Ben Lindenheim gets separated from his brother Saul when they escape Nazi Germany on the Kindertransport. Saul boards the wrong ship and is transported to the US instead.
Ben is looked after well by the English family that hosts him. He falls in love and marries a young girl who lives in the neighbouring street. Britain has become his home, so when World War II breaks out he joins up and fights with the British.
Most of his unit are killed but he is looked after by the Resistance, finally making it as far as Malta where he is able to carry on working for the military. There, however, he learns that his wife and baby son and his wife’s family have all been killed in the Blitz.
After the war he goes to South Africa and is swindled out of a collection of diamonds he has found.

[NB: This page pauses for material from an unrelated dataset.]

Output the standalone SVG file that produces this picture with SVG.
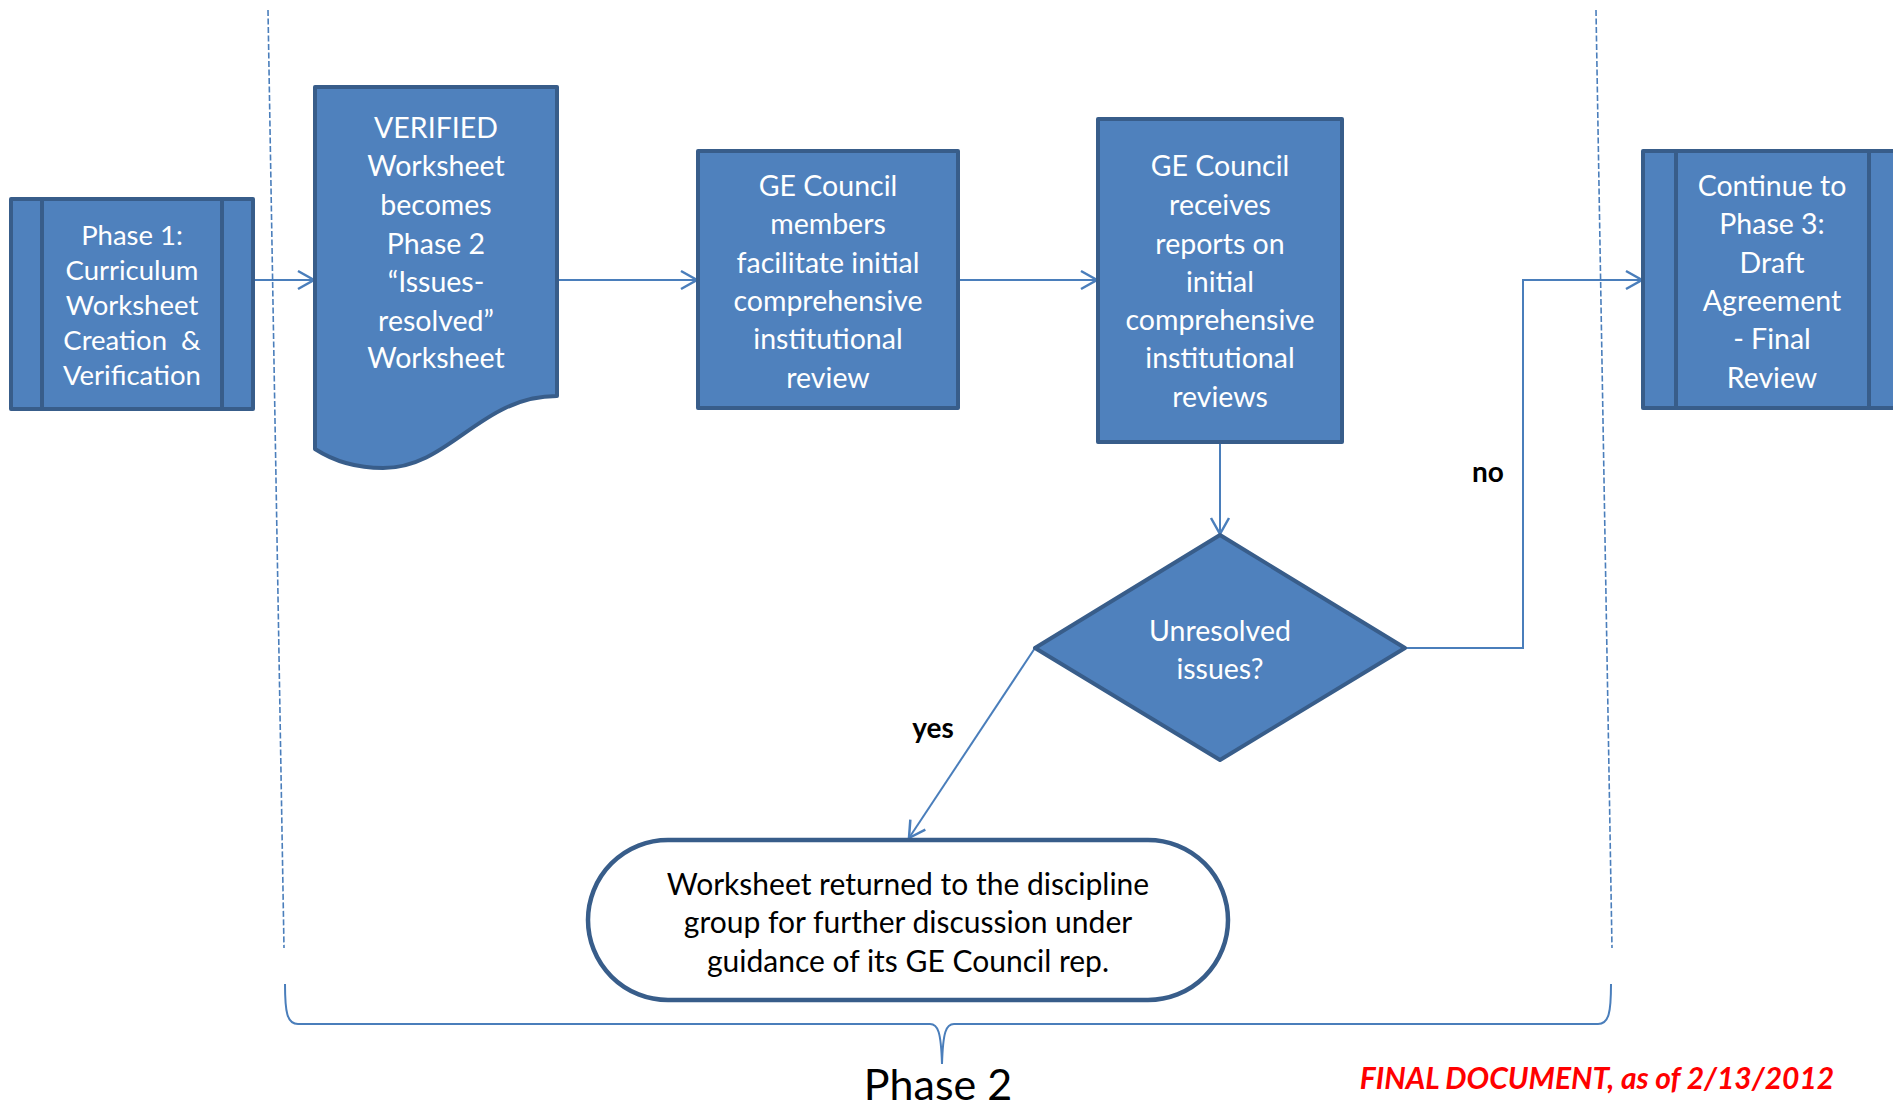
<svg xmlns="http://www.w3.org/2000/svg" width="1893" height="1108" viewBox="0 0 1893 1108">
<style>
.box{fill:#4F81BD;stroke:#385D8A;stroke-width:4;stroke-linejoin:round}
.inner{fill:none;stroke:#385D8A;stroke-width:4}
.t{font-family:Lato,"Liberation Sans",sans-serif;font-size:28.5px;fill:#FFFFFF;text-anchor:middle;dominant-baseline:central}
.t1{font-family:Lato,"Liberation Sans",sans-serif;font-size:27.5px;fill:#FFFFFF;text-anchor:middle;dominant-baseline:central}
.tb{font-family:Lato,"Liberation Sans",sans-serif;font-size:30px;fill:#000000;text-anchor:middle;dominant-baseline:central}
.lbl{font-family:Lato,"Liberation Sans",sans-serif;font-size:28px;font-weight:bold;fill:#000000;text-anchor:middle;dominant-baseline:central}
.conn{fill:none;stroke:#4A7EBB;stroke-width:2}
.dash{fill:none;stroke:#4A7EBB;stroke-width:1.6;stroke-dasharray:6 2.5}
</style>
<defs>
<marker id="arr" markerUnits="userSpaceOnUse" markerWidth="22" markerHeight="24" refX="18" refY="11" orient="auto">
<path d="M2,2 L18,11 L2,20" fill="none" stroke="#4A7EBB" stroke-width="2.5"/>
</marker>
</defs>

<g id="phase-dividers">
<line class="dash" x1="268" y1="10" x2="284" y2="948"/>
<line class="dash" x1="1596" y1="10" x2="1612" y2="948"/>
</g>

<g id="connectors">
<line class="conn" x1="254" y1="280" x2="314" y2="280" marker-end="url(#arr)"/>
<line class="conn" x1="557" y1="280" x2="697" y2="280" marker-end="url(#arr)"/>
<line class="conn" x1="958" y1="280" x2="1097" y2="280" marker-end="url(#arr)"/>
<line class="conn" x1="1220" y1="442" x2="1220" y2="534" marker-end="url(#arr)"/>
<polyline class="conn" points="1405,648 1523,648 1523,280 1642,280" marker-end="url(#arr)"/>
<line class="conn" x1="1035" y1="648" x2="909" y2="838" marker-end="url(#arr)"/>
</g>

<g id="node-phase1">
<rect class="box" x="11" y="199" width="242" height="210"/>
<line class="inner" x1="42" y1="199" x2="42" y2="409"/>
<line class="inner" x1="222" y1="199" x2="222" y2="409"/>
<text class="t1" x="132" y="234">Phase 1:</text>
<text class="t1" x="132" y="269">Curriculum</text>
<text class="t1" x="132" y="304">Worksheet</text>
<text class="t1" x="132" y="339">Creation&#160; &amp;</text>
<text class="t1" x="132" y="374">Verification</text>
</g>

<g id="node-verified">
<path class="box" d="M315,87 H557 V396 C480,396 450,468 383,468 C352,468 332,460 315,449 Z"/>
<text class="t" x="436" y="127">VERIFIED</text>
<text class="t" x="436" y="165">Worksheet</text>
<text class="t" x="436" y="204">becomes</text>
<text class="t" x="436" y="243">Phase 2</text>
<text class="t" x="436" y="281">“Issues-</text>
<text class="t" x="436" y="320">resolved”</text>
<text class="t" x="436" y="357">Worksheet</text>
</g>

<g id="node-members">
<rect class="box" x="698" y="151" width="260" height="257"/>
<text class="t" x="828" y="185">GE Council</text>
<text class="t" x="828" y="223">members</text>
<text class="t" x="828" y="262">facilitate initial</text>
<text class="t" x="828" y="300">comprehensive</text>
<text class="t" x="828" y="338">institutional</text>
<text class="t" x="828" y="377">review</text>
</g>

<g id="node-receives">
<rect class="box" x="1098" y="119" width="244" height="323"/>
<text class="t" x="1220" y="165">GE Council</text>
<text class="t" x="1220" y="204">receives</text>
<text class="t" x="1220" y="243">reports on</text>
<text class="t" x="1220" y="281">initial</text>
<text class="t" x="1220" y="319">comprehensive</text>
<text class="t" x="1220" y="357">institutional</text>
<text class="t" x="1220" y="396">reviews</text>
</g>

<g id="node-decision">
<polygon class="box" points="1220,535 1405,648 1220,760 1035,648"/>
<text class="t" x="1220" y="630">Unresolved</text>
<text class="t" x="1220" y="668">issues?</text>
</g>

<g id="node-phase3">
<rect class="box" x="1643" y="151" width="262" height="257"/>
<line class="inner" x1="1676" y1="151" x2="1676" y2="408"/>
<line class="inner" x1="1869" y1="151" x2="1869" y2="408"/>
<text class="t" x="1772" y="185">Continue to</text>
<text class="t" x="1772" y="223">Phase 3:</text>
<text class="t" x="1772" y="262">Draft</text>
<text class="t" x="1772" y="300">Agreement</text>
<text class="t" x="1772" y="338">- Final</text>
<text class="t" x="1772" y="377">Review</text>
</g>

<g id="node-returned">
<rect x="588" y="840" width="640" height="160" rx="80" ry="80" fill="#FFFFFF" stroke="#385D8A" stroke-width="4.5"/>
<text class="tb" x="908" y="883">Worksheet returned to the discipline</text>
<text class="tb" x="908" y="921">group for further discussion under</text>
<text class="tb" x="908" y="960">guidance of its GE Council rep.</text>
</g>

<g id="labels">
<text class="lbl" x="1488" y="471">no</text>
<text class="lbl" x="933" y="727">yes</text>
</g>

<g id="phase2-brace">
<path d="M285,984 C285,1012 287,1024 298,1024 H930 C938,1024 941,1032 942,1064 C943,1032 946,1024 954,1024 H1598 C1609,1024 1611,1012 1611,984" fill="none" stroke="#4A7EBB" stroke-width="2"/>
<text x="938" y="1083" font-family="Lato,'Liberation Sans',sans-serif" font-size="43px" fill="#000000" text-anchor="middle" dominant-baseline="central">Phase 2</text>
</g>

<text x="1597" y="1077" font-family="Lato,'Liberation Sans',sans-serif" font-size="30px" font-weight="bold" font-style="italic" fill="#FF0000" text-anchor="middle" dominant-baseline="central">FINAL DOCUMENT, as of 2/13/2012</text>
</svg>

He starts to suffer from psoriasis and throughout the rest of his life he is hospitalised frequently for it. It flares up every time he is stressed. He meets his new wife Gail, a nurse at the hospital, and they have two children. The older one, Owen, is a disappointment. He is expelled from the school at which he had a scholarship. He leaves home but returns twelve years later after being in prison. Within a year he is killed in a motorcycle accident; it was probably his own fault – he was four times over the limit.
Daughter Helen fares a little better though her first marriage is to an abusive partner.
Ben has been secretive all of his life and we aren’t exactly sure why he doesn’t tell Gail and his children about his past. Possibly it is because it is too painful.
He does come into contact with his brother right at the end of the book – after he has suffered a stroke.
After his death, daughter Helen puts the pieces together to
tell his story. A DNA test has told her that she is Jewish. She writes in order
to find an explanation as to why her father always overreacted when glass broke,
something that started after the Kristallnacht.